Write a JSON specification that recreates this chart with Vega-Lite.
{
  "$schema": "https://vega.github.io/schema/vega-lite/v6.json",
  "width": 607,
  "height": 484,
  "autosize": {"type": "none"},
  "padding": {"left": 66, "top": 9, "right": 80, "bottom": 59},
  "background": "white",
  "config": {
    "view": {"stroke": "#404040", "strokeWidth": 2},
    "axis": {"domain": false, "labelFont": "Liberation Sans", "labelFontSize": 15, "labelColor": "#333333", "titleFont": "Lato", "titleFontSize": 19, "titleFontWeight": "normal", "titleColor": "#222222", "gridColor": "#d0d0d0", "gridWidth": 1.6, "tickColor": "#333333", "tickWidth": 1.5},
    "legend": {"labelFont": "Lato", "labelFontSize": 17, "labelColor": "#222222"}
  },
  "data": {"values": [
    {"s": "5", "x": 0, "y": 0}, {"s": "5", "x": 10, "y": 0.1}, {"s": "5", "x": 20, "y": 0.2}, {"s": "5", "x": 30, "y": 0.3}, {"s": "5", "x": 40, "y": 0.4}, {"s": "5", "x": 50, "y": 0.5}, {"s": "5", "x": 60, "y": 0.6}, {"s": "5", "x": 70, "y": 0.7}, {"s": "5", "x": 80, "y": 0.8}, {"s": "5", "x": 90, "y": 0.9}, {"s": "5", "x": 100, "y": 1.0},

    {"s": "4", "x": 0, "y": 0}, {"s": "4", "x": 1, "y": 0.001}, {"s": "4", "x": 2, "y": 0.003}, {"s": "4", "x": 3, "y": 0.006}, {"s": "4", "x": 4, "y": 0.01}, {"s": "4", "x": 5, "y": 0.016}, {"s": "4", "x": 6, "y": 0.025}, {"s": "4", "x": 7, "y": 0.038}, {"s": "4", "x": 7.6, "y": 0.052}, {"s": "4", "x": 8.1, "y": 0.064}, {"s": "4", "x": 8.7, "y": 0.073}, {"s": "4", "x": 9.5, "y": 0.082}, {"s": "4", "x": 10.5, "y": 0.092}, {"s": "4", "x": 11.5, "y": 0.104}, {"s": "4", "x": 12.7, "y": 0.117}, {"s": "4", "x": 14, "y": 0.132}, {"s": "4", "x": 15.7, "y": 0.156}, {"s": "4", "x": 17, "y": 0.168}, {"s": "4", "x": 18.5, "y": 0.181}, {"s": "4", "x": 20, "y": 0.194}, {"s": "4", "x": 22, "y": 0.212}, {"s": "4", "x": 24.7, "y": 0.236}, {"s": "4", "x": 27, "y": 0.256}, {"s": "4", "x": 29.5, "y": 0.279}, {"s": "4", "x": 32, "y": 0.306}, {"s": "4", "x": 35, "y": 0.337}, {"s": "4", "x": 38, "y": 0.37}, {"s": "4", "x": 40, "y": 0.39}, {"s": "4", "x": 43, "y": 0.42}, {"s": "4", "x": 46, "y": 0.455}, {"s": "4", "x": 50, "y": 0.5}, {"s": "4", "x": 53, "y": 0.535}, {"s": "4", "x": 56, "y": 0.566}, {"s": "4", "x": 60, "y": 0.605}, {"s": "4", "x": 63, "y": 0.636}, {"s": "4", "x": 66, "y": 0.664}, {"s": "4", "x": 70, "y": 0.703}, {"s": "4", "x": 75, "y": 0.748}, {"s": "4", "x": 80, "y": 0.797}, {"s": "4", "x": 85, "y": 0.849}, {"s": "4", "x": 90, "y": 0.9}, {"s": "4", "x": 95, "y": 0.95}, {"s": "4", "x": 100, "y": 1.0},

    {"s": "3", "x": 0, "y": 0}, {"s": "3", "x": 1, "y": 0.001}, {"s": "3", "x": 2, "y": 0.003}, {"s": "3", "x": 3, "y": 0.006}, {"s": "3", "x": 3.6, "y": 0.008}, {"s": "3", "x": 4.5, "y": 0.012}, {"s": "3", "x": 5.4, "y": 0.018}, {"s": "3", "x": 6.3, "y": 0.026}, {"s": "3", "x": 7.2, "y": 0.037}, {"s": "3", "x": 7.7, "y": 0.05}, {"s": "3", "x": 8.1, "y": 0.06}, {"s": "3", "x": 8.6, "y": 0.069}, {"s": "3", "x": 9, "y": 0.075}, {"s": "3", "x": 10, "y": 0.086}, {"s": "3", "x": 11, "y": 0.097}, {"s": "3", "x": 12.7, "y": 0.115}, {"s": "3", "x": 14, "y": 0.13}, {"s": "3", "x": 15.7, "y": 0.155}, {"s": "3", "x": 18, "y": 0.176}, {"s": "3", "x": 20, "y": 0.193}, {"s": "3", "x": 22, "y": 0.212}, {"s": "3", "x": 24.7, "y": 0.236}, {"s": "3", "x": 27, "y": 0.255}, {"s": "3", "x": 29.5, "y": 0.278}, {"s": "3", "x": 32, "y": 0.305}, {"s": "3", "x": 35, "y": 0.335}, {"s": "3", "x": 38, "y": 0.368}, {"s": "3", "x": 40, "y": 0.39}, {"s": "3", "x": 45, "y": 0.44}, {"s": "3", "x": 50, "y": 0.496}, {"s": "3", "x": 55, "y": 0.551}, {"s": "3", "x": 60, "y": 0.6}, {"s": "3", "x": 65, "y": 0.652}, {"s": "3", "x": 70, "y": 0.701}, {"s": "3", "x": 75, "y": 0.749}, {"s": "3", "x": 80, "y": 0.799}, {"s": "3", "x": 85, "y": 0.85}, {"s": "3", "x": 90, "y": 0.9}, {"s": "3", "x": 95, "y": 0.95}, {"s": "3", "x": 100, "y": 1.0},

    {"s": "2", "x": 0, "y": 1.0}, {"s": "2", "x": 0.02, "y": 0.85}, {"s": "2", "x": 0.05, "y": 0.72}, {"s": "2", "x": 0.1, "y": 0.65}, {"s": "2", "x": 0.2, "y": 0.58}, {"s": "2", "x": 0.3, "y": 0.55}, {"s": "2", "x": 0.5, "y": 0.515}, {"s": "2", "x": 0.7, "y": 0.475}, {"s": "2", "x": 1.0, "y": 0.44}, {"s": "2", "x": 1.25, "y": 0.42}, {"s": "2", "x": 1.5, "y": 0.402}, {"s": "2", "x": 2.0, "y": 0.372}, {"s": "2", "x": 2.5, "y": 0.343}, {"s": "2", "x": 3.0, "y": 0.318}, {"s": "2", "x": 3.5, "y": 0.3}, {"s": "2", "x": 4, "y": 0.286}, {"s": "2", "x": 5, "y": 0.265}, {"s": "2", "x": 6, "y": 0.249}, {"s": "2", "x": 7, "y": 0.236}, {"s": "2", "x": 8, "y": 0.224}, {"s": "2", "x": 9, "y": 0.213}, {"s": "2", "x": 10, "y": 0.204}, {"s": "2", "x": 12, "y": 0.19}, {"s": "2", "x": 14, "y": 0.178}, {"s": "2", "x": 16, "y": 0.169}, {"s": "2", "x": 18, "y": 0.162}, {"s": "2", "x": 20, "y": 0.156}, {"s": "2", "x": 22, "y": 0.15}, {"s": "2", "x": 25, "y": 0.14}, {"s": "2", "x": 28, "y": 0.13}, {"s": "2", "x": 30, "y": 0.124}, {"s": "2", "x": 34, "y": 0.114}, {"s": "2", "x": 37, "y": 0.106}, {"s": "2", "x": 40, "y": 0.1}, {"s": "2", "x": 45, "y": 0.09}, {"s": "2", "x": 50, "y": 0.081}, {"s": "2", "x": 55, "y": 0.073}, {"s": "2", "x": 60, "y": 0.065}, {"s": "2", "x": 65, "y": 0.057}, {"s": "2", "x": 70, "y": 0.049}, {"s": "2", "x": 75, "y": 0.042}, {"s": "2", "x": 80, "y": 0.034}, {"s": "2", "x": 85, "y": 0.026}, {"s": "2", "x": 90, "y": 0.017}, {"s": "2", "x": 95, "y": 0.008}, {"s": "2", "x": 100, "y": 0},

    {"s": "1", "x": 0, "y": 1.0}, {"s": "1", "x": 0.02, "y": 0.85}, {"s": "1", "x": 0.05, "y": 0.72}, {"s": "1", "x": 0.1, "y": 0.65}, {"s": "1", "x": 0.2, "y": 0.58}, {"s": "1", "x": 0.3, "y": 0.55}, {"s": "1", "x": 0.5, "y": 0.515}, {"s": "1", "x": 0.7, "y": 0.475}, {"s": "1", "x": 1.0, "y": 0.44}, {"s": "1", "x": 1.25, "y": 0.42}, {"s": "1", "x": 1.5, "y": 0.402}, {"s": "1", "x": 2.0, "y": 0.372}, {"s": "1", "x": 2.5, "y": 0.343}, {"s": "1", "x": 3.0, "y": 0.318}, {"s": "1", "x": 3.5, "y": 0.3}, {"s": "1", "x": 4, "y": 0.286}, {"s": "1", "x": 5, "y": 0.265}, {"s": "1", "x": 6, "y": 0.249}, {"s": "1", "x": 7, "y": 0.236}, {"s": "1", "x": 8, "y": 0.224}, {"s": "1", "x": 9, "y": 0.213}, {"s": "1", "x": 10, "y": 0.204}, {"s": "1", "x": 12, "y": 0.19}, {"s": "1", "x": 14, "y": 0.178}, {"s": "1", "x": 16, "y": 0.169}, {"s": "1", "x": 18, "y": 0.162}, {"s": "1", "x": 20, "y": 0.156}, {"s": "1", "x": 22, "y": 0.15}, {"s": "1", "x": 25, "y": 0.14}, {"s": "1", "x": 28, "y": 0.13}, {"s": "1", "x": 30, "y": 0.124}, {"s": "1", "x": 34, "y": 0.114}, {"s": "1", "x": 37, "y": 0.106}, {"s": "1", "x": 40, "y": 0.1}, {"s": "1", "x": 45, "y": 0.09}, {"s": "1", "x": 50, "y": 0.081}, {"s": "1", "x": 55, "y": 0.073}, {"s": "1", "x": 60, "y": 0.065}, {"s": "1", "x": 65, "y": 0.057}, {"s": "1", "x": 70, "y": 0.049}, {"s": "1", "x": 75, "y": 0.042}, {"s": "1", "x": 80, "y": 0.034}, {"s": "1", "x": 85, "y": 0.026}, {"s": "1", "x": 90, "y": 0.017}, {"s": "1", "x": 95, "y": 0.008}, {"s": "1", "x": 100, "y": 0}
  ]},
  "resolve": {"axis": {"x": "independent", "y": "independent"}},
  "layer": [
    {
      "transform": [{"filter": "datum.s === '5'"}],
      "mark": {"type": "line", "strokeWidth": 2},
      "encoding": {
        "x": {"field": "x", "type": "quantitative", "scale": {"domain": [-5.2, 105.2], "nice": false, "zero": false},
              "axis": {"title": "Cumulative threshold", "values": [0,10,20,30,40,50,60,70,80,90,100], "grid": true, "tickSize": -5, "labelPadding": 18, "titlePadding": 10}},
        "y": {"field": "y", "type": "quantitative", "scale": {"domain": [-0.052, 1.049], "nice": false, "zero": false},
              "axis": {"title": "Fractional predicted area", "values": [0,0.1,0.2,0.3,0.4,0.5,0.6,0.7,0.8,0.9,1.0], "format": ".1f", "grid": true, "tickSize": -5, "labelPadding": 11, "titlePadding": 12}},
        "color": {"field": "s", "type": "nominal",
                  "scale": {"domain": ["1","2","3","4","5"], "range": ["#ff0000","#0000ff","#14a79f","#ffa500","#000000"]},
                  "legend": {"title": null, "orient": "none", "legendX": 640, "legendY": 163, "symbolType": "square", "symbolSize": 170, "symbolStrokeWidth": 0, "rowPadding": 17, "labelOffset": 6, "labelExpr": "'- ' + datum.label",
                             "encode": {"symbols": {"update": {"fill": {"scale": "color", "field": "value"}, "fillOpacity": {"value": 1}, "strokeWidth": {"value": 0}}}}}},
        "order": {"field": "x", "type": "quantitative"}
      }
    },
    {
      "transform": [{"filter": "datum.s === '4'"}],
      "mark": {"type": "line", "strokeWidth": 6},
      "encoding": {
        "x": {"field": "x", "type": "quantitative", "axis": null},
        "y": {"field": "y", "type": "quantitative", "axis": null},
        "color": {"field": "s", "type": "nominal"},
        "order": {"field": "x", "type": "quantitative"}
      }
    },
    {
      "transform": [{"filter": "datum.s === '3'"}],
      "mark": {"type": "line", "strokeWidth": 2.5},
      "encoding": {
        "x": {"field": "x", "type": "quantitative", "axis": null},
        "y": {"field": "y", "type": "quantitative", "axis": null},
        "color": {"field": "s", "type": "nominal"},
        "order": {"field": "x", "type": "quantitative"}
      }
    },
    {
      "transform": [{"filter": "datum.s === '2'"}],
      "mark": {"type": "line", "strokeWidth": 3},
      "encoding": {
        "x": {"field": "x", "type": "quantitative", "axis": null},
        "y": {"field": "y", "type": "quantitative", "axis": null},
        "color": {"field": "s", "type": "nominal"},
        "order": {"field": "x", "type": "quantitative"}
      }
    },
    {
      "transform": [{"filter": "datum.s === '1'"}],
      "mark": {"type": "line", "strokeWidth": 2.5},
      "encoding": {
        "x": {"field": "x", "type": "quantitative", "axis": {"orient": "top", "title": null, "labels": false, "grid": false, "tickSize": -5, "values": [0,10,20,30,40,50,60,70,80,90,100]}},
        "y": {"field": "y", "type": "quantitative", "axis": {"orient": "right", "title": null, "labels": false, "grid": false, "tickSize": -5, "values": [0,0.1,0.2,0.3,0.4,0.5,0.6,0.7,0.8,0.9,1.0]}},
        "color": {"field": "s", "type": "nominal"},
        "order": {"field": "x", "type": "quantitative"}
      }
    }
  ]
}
* * *
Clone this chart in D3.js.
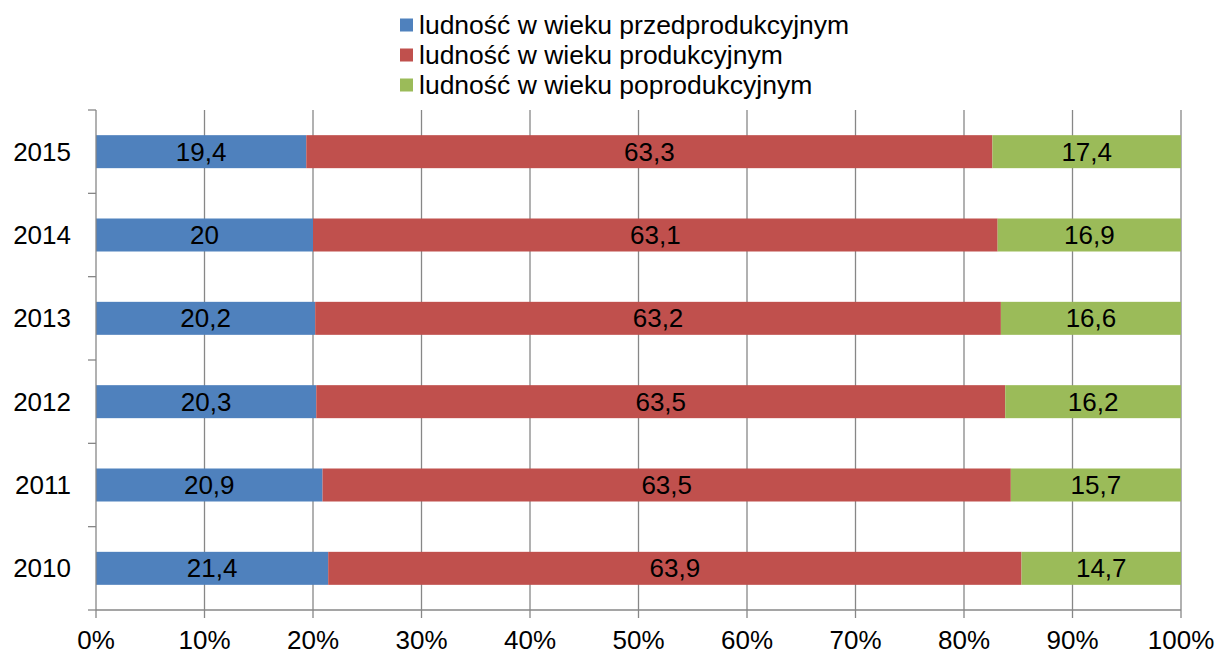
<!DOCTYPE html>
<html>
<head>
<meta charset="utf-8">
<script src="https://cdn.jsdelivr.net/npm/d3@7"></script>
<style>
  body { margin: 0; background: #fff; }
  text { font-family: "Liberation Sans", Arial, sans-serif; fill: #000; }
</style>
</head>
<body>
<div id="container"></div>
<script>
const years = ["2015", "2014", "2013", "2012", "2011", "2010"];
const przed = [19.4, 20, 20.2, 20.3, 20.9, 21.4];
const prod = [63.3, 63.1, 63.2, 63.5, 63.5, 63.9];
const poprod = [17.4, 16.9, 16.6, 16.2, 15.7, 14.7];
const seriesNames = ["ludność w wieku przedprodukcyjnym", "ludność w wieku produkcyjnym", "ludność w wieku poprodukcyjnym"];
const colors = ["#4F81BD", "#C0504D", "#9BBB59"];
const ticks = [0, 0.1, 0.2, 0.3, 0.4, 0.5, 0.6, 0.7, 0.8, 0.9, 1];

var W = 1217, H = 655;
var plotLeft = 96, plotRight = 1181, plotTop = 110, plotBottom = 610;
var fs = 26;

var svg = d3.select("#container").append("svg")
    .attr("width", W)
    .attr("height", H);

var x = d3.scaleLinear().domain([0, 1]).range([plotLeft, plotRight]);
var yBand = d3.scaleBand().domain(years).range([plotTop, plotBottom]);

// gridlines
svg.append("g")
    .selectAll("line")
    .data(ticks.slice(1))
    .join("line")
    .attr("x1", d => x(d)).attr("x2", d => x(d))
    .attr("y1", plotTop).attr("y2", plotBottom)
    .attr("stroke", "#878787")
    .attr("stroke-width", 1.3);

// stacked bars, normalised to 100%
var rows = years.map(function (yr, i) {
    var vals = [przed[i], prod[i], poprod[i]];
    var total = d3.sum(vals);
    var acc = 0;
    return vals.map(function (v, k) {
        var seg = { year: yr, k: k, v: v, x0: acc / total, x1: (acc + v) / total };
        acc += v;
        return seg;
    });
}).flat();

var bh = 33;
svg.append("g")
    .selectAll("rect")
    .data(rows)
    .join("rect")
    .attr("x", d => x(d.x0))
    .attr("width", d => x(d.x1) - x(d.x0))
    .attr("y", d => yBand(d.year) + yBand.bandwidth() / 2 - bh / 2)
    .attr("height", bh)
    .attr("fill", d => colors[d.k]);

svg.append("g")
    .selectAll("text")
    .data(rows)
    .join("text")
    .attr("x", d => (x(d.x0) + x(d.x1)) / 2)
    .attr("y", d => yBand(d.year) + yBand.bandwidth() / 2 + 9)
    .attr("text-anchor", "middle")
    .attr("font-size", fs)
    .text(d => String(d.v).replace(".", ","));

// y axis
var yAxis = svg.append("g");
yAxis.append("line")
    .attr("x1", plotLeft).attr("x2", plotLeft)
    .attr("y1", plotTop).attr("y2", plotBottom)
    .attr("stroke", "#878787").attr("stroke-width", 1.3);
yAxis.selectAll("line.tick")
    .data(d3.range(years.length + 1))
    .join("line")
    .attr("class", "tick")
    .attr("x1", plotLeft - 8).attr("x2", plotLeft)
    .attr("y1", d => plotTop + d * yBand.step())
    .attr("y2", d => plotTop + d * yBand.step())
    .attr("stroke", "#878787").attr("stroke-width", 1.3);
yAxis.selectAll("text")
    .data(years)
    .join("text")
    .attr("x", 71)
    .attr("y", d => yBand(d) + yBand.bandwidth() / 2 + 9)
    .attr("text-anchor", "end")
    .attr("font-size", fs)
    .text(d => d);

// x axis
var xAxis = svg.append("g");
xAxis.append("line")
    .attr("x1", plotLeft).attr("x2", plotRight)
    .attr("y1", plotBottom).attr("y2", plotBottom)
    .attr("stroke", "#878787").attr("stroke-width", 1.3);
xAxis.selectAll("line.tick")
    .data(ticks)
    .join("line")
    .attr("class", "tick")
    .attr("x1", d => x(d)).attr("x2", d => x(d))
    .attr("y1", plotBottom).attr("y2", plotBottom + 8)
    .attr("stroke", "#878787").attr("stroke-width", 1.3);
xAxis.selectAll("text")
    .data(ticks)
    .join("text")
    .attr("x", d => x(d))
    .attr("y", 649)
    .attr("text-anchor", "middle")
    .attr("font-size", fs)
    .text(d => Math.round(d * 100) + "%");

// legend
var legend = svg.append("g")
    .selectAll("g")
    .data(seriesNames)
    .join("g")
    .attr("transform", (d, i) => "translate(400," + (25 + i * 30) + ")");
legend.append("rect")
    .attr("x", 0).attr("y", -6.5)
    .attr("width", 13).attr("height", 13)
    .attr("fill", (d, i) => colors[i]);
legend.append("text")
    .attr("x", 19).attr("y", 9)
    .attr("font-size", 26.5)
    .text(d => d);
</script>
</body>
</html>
* * *
EXERCISE PROMPT →
Repeat exactly the part that opens with the line containing "Clone this chart in D3.js." and closes with the line containing "0.8, 0.9, 1];". Include both end lines, and drop the pictures.

ANSWER TO THIS TASK →
Clone this chart in D3.js.
<!DOCTYPE html>
<html>
<head>
<meta charset="utf-8">
<script src="https://cdn.jsdelivr.net/npm/d3@7"></script>
<style>
  body { margin: 0; background: #fff; }
  text { font-family: "Liberation Sans", Arial, sans-serif; fill: #000; }
</style>
</head>
<body>
<div id="container"></div>
<script>
const years = ["2015", "2014", "2013", "2012", "2011", "2010"];
const przed = [19.4, 20, 20.2, 20.3, 20.9, 21.4];
const prod = [63.3, 63.1, 63.2, 63.5, 63.5, 63.9];
const poprod = [17.4, 16.9, 16.6, 16.2, 15.7, 14.7];
const seriesNames = ["ludność w wieku przedprodukcyjnym", "ludność w wieku produkcyjnym", "ludność w wieku poprodukcyjnym"];
const colors = ["#4F81BD", "#C0504D", "#9BBB59"];
const ticks = [0, 0.1, 0.2, 0.3, 0.4, 0.5, 0.6, 0.7, 0.8, 0.9, 1];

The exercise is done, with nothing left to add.